De commissie overweegt het volgende.
Patiënte ging als gevolg van M. Parkinson en artrose lichamelijk steeds verder achteruit. Door een psychiatrische component in haar persoonlijkheid kon zij slecht omgaan met de gevolgen van deze ziektes. Coping speelde dus een rol bij het lijden van patiënte en daarom raadpleegde de arts een onafhankelijke psychiater om behandelalternatieven en wilsbekwaamheid te laten beoordelen.
Deze psychiater was van oordeel dat er geen behandelopties meer waren en dat patiënte een vrijwillig en weloverwogen verzoek uitte.

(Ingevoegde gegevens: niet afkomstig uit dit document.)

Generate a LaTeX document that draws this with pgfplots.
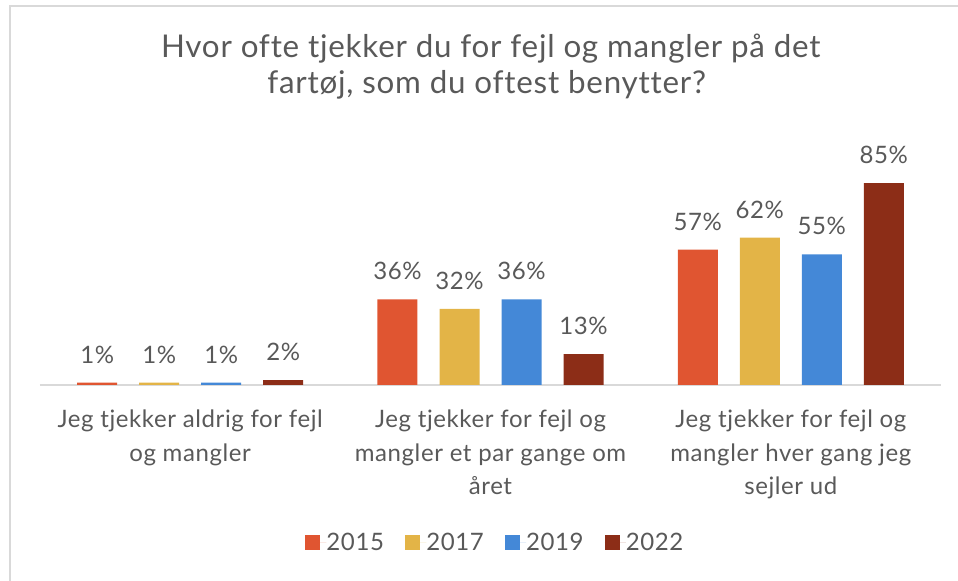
\documentclass[border=0pt]{standalone}
\usepackage{fontspec}
\setmainfont{Lato}[LetterSpace=2.5, Ligatures=NoCommon]
\usepackage{pgfplots}
\pgfplotsset{compat=1.18}
\definecolor{cA}{HTML}{E05531}
\definecolor{cB}{HTML}{E3B447}
\definecolor{cC}{HTML}{4488D7}
\definecolor{cD}{HTML}{8C2D17}
\definecolor{txt}{HTML}{595959}
\definecolor{axgray}{HTML}{D9D9D9}
\begin{document}
\begin{tikzpicture}
\useasboundingbox (0,0) rectangle (718.5pt,435.75pt);
\draw[axgray, line width=1.5pt] (7.5pt,-10pt) -- (7.5pt,431.25pt) -- (730pt,431.25pt);
\node[font=\fontsize{23.5pt}{27pt}\selectfont, text=txt, anchor=base, inner sep=0pt] at (368.1pt,392.25pt) {Hvor ofte tjekker du for fejl og mangler på det};
\node[font=\fontsize{23.5pt}{27pt}\selectfont, text=txt, anchor=base, inner sep=0pt] at (365pt,365.25pt) {fartøj, som du oftest benytter?};
\begin{axis}[
  at={(30pt,147pt)}, anchor=south west,
  width=675.75pt, height=178.2pt, scale only axis,
  xmin=-0.5, xmax=2.5, ymin=0, ymax=100,
  enlargelimits=false,
  axis x line=bottom, hide y axis,
  axis line style={draw=axgray, line width=1.5pt, -},
  xtick={0,1,2}, major tick length=0pt,
  xticklabels={{Jeg tjekker aldrig for fejl\\og mangler},{Jeg tjekker for fejl og\\mangler et par gange om\\året},{Jeg tjekker for fejl og\\mangler hver gang jeg\\sejler ud}},
  xticklabel style={align=center, font=\fontsize{18pt}{25pt}\selectfont, text=txt, anchor=north, inner sep=0pt, yshift=-18.75pt},
  ybar=16.5pt, bar width=30pt,
  /pgf/number format/assume math mode=true,
  nodes near coords={\pgfmathprintnumber{\pgfplotspointmeta}\%},
  nodes near coords style={font=\fontsize{18pt}{22pt}\selectfont, text=txt, anchor=base, inner sep=0pt, yshift=14.6pt},
  legend columns=4,
  legend style={at={(0.5044,-0.6629)}, anchor=center, draw=none, fill=none,
    font=\fontsize{18pt}{22pt}\selectfont, text=txt,
    /tikz/every even column/.append style={column sep=16pt},
    nodes={inner sep=0pt, text=txt}},
  legend image code/.code={\fill[#1] (0pt,-5.6pt) rectangle (11.25pt,5.6pt); \path (0pt,0pt) -- (15.75pt,0pt);},
]
\addplot[fill=cA, draw=none] coordinates {(0,1) (1,36) (2,57)};
\addplot[fill=cB, draw=none] coordinates {(0,1) (1,32) (2,62)};
\addplot[fill=cC, draw=none] coordinates {(0,1) (1,36) (2,55)};
\addplot[fill=cD, draw=none] coordinates {(0,2) (1,13) (2,85)};
\legend{2015,2017,2019,2022}
\end{axis}
\end{tikzpicture}
\end{document}
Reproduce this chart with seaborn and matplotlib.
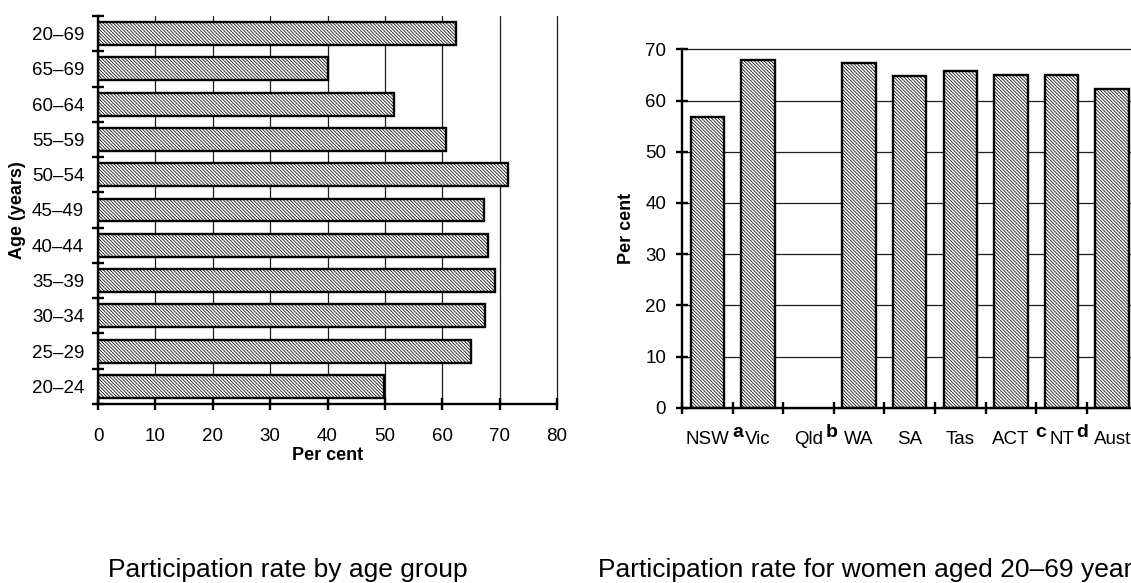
import matplotlib
matplotlib.use("Agg")
import matplotlib.pyplot as plt
import seaborn as sns
import numpy as np
import pandas as pd

# ---- data ----
age_groups = ["20–69", "65–69", "60–64", "55–59", "50–54", "45–49",
              "40–44", "35–39", "30–34", "25–29", "20–24"]
age_rates = [62.4, 40.1, 51.6, 60.7, 71.5, 67.3, 68.0, 69.2, 67.5, 65.0, 49.8]

states = ["NSW", "Vic", "Qld", "WA", "SA", "Tas", "ACT", "NT", "Aust"]
state_rates = [56.7, 67.9, np.nan, 67.4, 64.8, 65.8, 65.0, 65.0, 62.3]
footnotes = [("a", 0.61), ("b", 2.46), ("c", 6.59), ("d", 7.40)]

left_caption = "Participation rate by age group"
right_caption = "Participation rate for women aged 20–69 years"

sns.set_style("white")
plt.rcParams["font.family"] = ["Liberation Sans", "DejaVu Sans"]
plt.rcParams["hatch.linewidth"] = 0.55
for key in ["text.color", "axes.labelcolor", "xtick.color", "ytick.color",
            "xtick.labelcolor", "ytick.labelcolor"]:
    plt.rcParams[key] = "black"

fig = plt.figure(figsize=(11.31, 5.83), dpi=100)

HATCH = "\\" * 10
GRID_C = "#1e1e1e"
TICK_FS = 13.5

# ---- left chart ----
axL = fig.add_axes([98 / 1131, 1 - 404 / 583, 459 / 1131, 388 / 583])
dfL = pd.DataFrame({"age": age_groups, "rate": age_rates})
sns.barplot(data=dfL, y="age", x="rate", order=age_groups, orient="h",
            color="white", width=0.65, ax=axL, zorder=2)
for p in axL.patches:
    p.set_hatch(HATCH)
    p.set_edgecolor("black")
    p.set_linewidth(1.7)
    p.set_facecolor("white")
axL.set_xlim(0, 80)
axL.set_ylim(len(age_groups) - 0.5, -0.5)
axL.set_xticks(np.arange(0, 81, 10))
axL.set_axisbelow(True)
axL.xaxis.grid(True, color=GRID_C, lw=0.9)
for gl in axL.get_xgridlines():
    gl.set_clip_on(False)
axL.yaxis.grid(False)
for s in ["top", "right"]:
    axL.spines[s].set_visible(False)
for s in ["left", "bottom"]:
    axL.spines[s].set_linewidth(1.7)
    axL.spines[s].set_color("black")
axL.set_yticks(np.arange(-0.5, len(age_groups), 1.0), minor=True)
axL.tick_params(axis="y", which="major", length=0, pad=10, labelsize=TICK_FS)
axL.tick_params(axis="y", which="minor", direction="inout", length=9, width=1.7, color="black", left=True)
axL.tick_params(axis="x", which="major", direction="inout", length=9, width=1.7, color="black",
                bottom=True, pad=13, labelsize=TICK_FS)
axL.set_xlabel("Per cent", fontsize=13, fontweight="bold", labelpad=1)
axL.set_ylabel("Age (years)", fontsize=13, fontweight="bold")
axL.yaxis.set_label_coords(-72 / 459, 0.5)

# ---- right chart ----
axR = fig.add_axes([682 / 1131, 1 - 407.7 / 583, 455.4 / 1131, 358.4 / 583])
dfR = pd.DataFrame({"state": states, "rate": state_rates})
sns.barplot(data=dfR, x="state", y="rate", order=states, color="white",
            width=0.66, ax=axR, zorder=2)
for p in axR.patches:
    p.set_hatch(HATCH)
    p.set_edgecolor("black")
    p.set_linewidth(1.7)
    p.set_facecolor("white")
axR.set_ylim(0, 70)
axR.set_xlim(-0.5, len(states) - 0.5)
axR.set_yticks(np.arange(0, 71, 10))
axR.set_axisbelow(True)
axR.yaxis.grid(True, color=GRID_C, lw=0.9)
for gl in axR.get_ygridlines():
    gl.set_clip_on(False)
axR.xaxis.grid(False)
for s in ["top", "right"]:
    axR.spines[s].set_visible(False)
for s in ["left", "bottom"]:
    axR.spines[s].set_linewidth(1.7)
    axR.spines[s].set_color("black")
axR.set_xticks(np.arange(-0.5, len(states), 1.0), minor=True)
axR.tick_params(axis="x", which="major", length=0, pad=17, labelsize=TICK_FS)
axR.tick_params(axis="x", which="minor", direction="inout", length=9, width=1.7, color="black", bottom=True)
axR.tick_params(axis="y", which="major", direction="inout", length=9, width=1.7, color="black",
                left=True, pad=7, labelsize=TICK_FS)
axR.set_xlabel("")
axR.set_ylabel("Per cent", fontsize=13, fontweight="bold")
axR.yaxis.set_label_coords(-47 / 455.4, 0.5)
for letter, xpos in footnotes:
    axR.text(xpos, -0.07, letter, transform=axR.get_xaxis_transform(),
             ha="center", va="center", fontsize=14, fontweight="bold", clip_on=False)

# ---- captions ----
fig.text(108 / 1131, 1 - 577 / 583, left_caption, fontsize=19, ha="left", va="baseline")
fig.text(598 / 1131, 1 - 577 / 583, right_caption, fontsize=19, ha="left", va="baseline")

fig.savefig("out.png", dpi=100)
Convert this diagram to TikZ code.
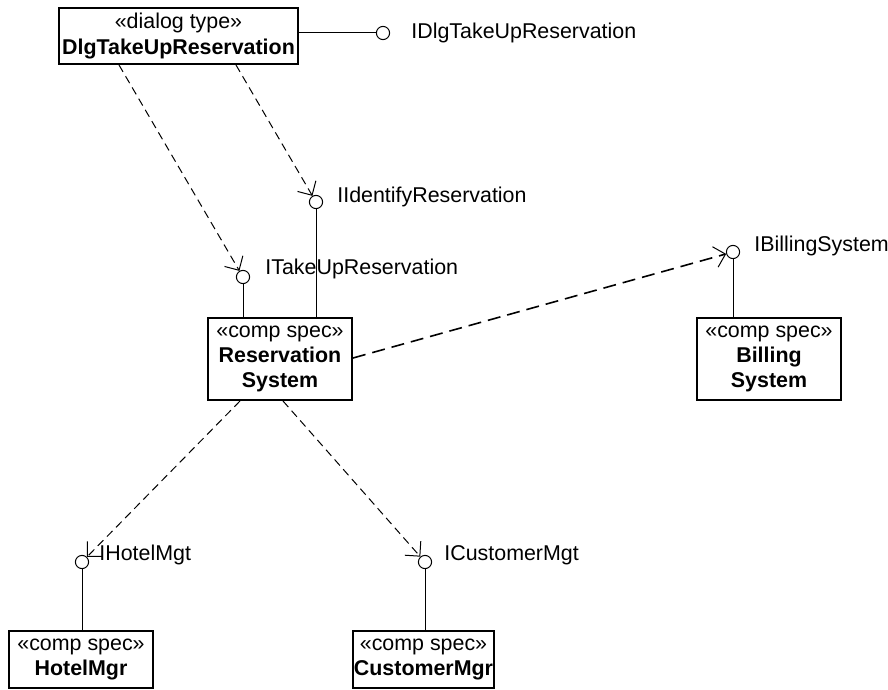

De eerste consulent vond echter dat er niet aan de zorgvuldigheidseisen was voldaan omdat het verzoek niet weloverwogen zou zijn. De arts liet dit advies zwaar wegen, maar was desondanks zelf overtuigd dat het verzoek en ondraaglijk lijden van patiënte voornamelijk bepaald werd door haar fysieke achteruitgang. Bovendien vond hij patiënte wel in staat om goed na te denken over haar situatie en haar verzoek.
Hij raadpleegde de onafhankelijke psychiater opnieuw. Laatstgenoemde onderbouwde schriftelijk in addendum op haar eerdere verslag nogmaals duidelijk waarom zij vond dat patiënte wél wilsbekwaam was en wél een weloverwogen euthanasiewens kon uiten.
Vervolgens vroeg de arts als tweede consulent een SCEN-arts tevens psychiater om de gehele casus te beoordelen. De tweede consulent met specifieke expertise, kwam tot de conclusie dat wel aan de zorgvuldigheidseisen was voldaan.
De arts is in deze casus waarbij psychiatrie een rol speelde extra behoedzaam te werk gegaan door een onafhankelijk psychiater te raadplegen. Na het negatieve advies van de eerste consulent raadpleegde hij de onafhankelijke psychiater nogmaals en ook nog een tweede consulent met specifieke psychiatrische deskundigheid. De arts heeft zich op juiste wijze verantwoord door zijn handelen nog tweemaal extra te laten spiegelen
Gelet op bovenstaande feiten en omstandigheden is de commissie van oordeel dat de arts tot de overtuiging kon komen dat er sprake was van een vrijwillig en weloverwogen verzoek van de patiënte en van uitzichtloos en ondraaglijk lijden. De arts heeft de patiënte voldoende voorgelicht over de situatie waarin deze zich bevond en over haar vooruitzichten. De arts is met patiënte tot de overtuiging kunnen komen dat er voor de situatie waarin zij zich bevond geen redelijke andere oplossing was. De arts heeft tenminste één andere, onafhankelijke arts geraadpleegd, die patiënte heeft gezien en schriftelijk zijn oordeel heeft gegeven over de zorgvuldigheidseisen. De arts heeft de levensbeëindiging op verzoek medisch zorgvuldig uitgevoerd.
Beslissing
De arts heeft gehandeld overeenkomstig de zorgvuldigheidseisen bedoeld in artikel 2 lid 1 van de Wet toetsing levensbeëindiging op verzoek en hulp bij zelfdoding.